§ Supplied data:
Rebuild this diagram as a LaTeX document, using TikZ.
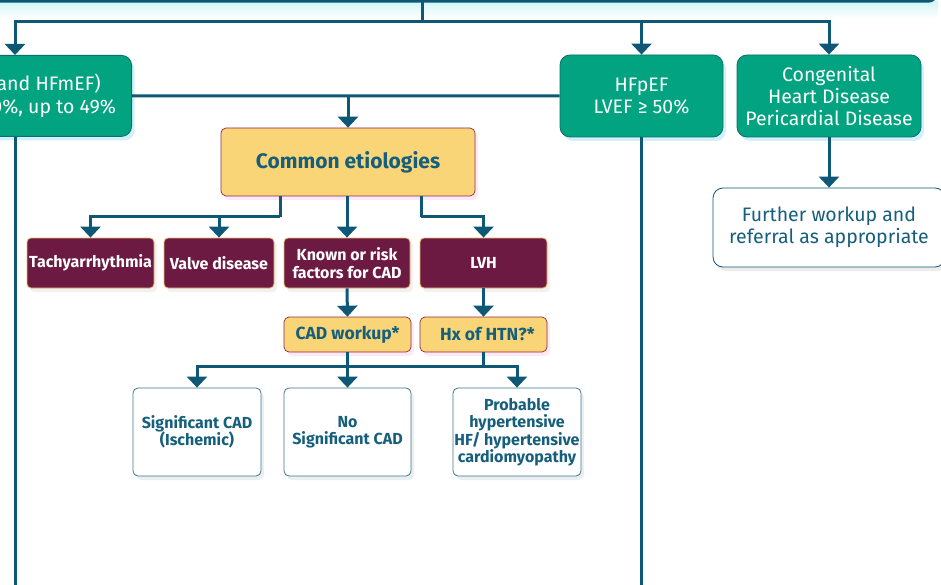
\documentclass[tikz,border=0pt]{standalone}
\usepackage{fontspec}
\setmainfont{Fira Sans}
\usetikzlibrary{arrows.meta,shadows,calc}
\definecolor{lineblue}{HTML}{0E5876}
\definecolor{hfgreen}{HTML}{02A380}
\definecolor{hfgreenb}{HTML}{0B6F6A}
\definecolor{maroon}{HTML}{6D1A42}
\definecolor{maroonb}{HTML}{E8BC6A}
\definecolor{ylw}{HTML}{FAD577}
\definecolor{ylwb}{HTML}{8A2A4A}
\definecolor{tealtxt}{HTML}{155F7C}
\definecolor{wboxb}{HTML}{3C7591}
\tikzset{
  conn/.style={draw=lineblue, line width=3pt},
  arr/.style={conn, -{Triangle[width=20pt,length=11pt]}},
  greenbox/.style={rectangle, rounded corners=10pt, fill=hfgreen, draw=hfgreenb, line width=0.8pt,
    text=white, font=\fontsize{19.5}{22.5}\selectfont, align=center, inner sep=1pt,
    drop shadow={shadow xshift=3pt, shadow yshift=-4pt, fill=cyan!25!white, opacity=0.7}},
  wbox/.style={rectangle, rounded corners=10pt, fill=white, draw=lineblue, line width=0.8pt,
    text=tealtxt, font=\fontsize{19.5}{22}\selectfont, align=center, inner sep=1pt,
    drop shadow={shadow xshift=3pt, shadow yshift=-4pt, fill=gray!25, opacity=0.6}},
  ybox/.style={rectangle, rounded corners=5pt, fill=ylw, draw=ylwb, line width=0.7pt,
    text=tealtxt, font=\bfseries, align=center,
    drop shadow={shadow xshift=3pt, shadow yshift=-4pt, fill=magenta!15!white, opacity=0.6}},
  mbox/.style={rectangle, rounded corners=4pt, fill=maroon, draw=maroonb, line width=0.8pt,
    text=white, font=\fontsize{16}{17.5}\selectfont\bfseries, align=center,
    minimum height=50pt, inner sep=1pt,
    drop shadow={shadow xshift=3pt, shadow yshift=-4pt, fill=magenta!12!gray!20, opacity=0.6}},
  bbox/.style={rectangle, rounded corners=5pt, fill=white, draw=wboxb, line width=0.8pt,
    text=tealtxt, font=\fontsize{16}{17.5}\selectfont\bfseries, align=center,
    minimum height=88pt, minimum width=128pt, inner sep=0.5pt,
    drop shadow={shadow xshift=3pt, shadow yshift=-4pt, fill=cyan!20!gray!25, opacity=0.6}},
}
\begin{document}
\begin{tikzpicture}[x=1pt,y=-1pt]
\useasboundingbox (0,0) rectangle (941,585);
% top box (cut off)
\shade[top color=gray!35!cyan!20, bottom color=white] (0,2) rectangle (938,18);
\draw[lineblue, line width=2.5pt, fill=white, rounded corners=9pt] (-20,-60) rectangle (937,1.5);
% nodes
\node[greenbox, anchor=north east, minimum width=227pt, minimum height=81pt] (hfr) at (132,55)
  {HFrEF (and HFmEF)\\LVEF\hspace{6pt}≤\hspace{6pt}40\%, up to 49\%};
\node[greenbox, minimum width=163pt, minimum height=82pt] (hfp) at (641.5,96) {HFpEF\\LVEF ≥ 50\%};
\node[greenbox, font=\fontsize{19.5}{22}\selectfont, minimum width=184pt, minimum height=82pt] (cong) at (829,96) {Congenital\\Heart Disease\\Pericardial Disease};
\node[wbox, minimum width=232pt, minimum height=79pt] (fur) at (829,227.5) {Further workup and\\referral as appropriate};
\node[ybox, font=\fontsize{21}{24}\selectfont\bfseries, minimum width=254pt, minimum height=68pt] (ce) at (348,162) {Common etiologies};
\node[mbox, minimum width=127pt] (tach) at (90.5,263) {Tachyarrhythmia};
\node[mbox, minimum width=110pt] (valve) at (219,263) {Valve disease};
\node[mbox, minimum width=126pt] (known) at (347,263) {Known or risk\\factors for CAD};
\node[mbox, minimum width=127pt] (lvh) at (483.5,263) {LVH};
\node[ybox, font=\fontsize{17.5}{20}\selectfont\bfseries, minimum width=127pt, minimum height=35pt] (cadw) at (347.5,334.5) {CAD workup*};
\node[ybox, font=\fontsize{17.5}{20}\selectfont\bfseries, minimum width=127pt, minimum height=35pt] (hx) at (483.5,334.5) {\hspace*{8pt}Hx of HTN?*};
\node[bbox] (sig) at (197,432) {Significant CAD\\(Ischemic)};
\node[bbox, minimum width=127pt] (nosig) at (347.5,432) {No\\Significant CAD};
\node[bbox] (prob) at (517,432) {Probable\\hypertensive\\HF/ hypertensive\\cardiomyopathy};
% coordinates
\coordinate (top) at (422,1.5);
\coordinate (bus) at (422,22);
\coordinate (lx) at (15,0);
\coordinate (lbot) at (15,590);
\coordinate (pbot) at (641.5,590);
\coordinate (jl) at (280,217);
\coordinate (jr) at (421,217);
\coordinate (jb) at (347.5,366);
% connectors
\draw[conn] (top) -- (bus);
\draw[arr] (bus) -| (hfr.north -| lx);
\draw[arr] (bus) -| (hfp.north);
\draw[arr] (bus) -| (cong.north);
\draw[conn] (hfr.south -| lx) -- (lbot);
\draw[conn] (hfp.south) -- (pbot);
\draw[conn] (hfr.east) -- (hfp.west);
\draw[arr] (hfr.east -| ce.north) -- (ce.north);
\draw[arr] (cong.south) -- (fur.north);
\draw[conn] (ce.south -| jl) -- (jl);
\draw[arr] (jl) -| (tach.north);
\draw[arr] (jl) -| (valve.north);
\draw[arr] (ce.south -| known.north) -- (known.north);
\draw[conn] (ce.south -| jr) -- (jr);
\draw[arr] (jr) -| (lvh.north);
\draw[arr] (known.south) -- (cadw.north);
\draw[arr] (lvh.south) -- (hx.north);
\draw[arr] (cadw.south) -- (nosig.north);
\draw[arr] (jb) -| (sig.north);
\draw[conn] (hx.south) -- (hx.south |- jb);
\draw[conn] (jb) -- (hx.south |- jb);
\draw[arr] (hx.south |- jb) -| (prob.north);
\end{tikzpicture}
\end{document}
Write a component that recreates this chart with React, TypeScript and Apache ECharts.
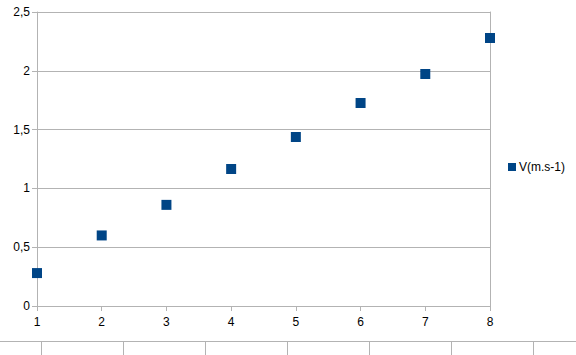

§ Requirements:
Copy whichever lines in the listing above contain the word "this".

§ Result of the exercise:
Rebuild this diagram as a LaTeX document, using TikZ.
Write a component that recreates this chart with React, TypeScript and Apache ECharts.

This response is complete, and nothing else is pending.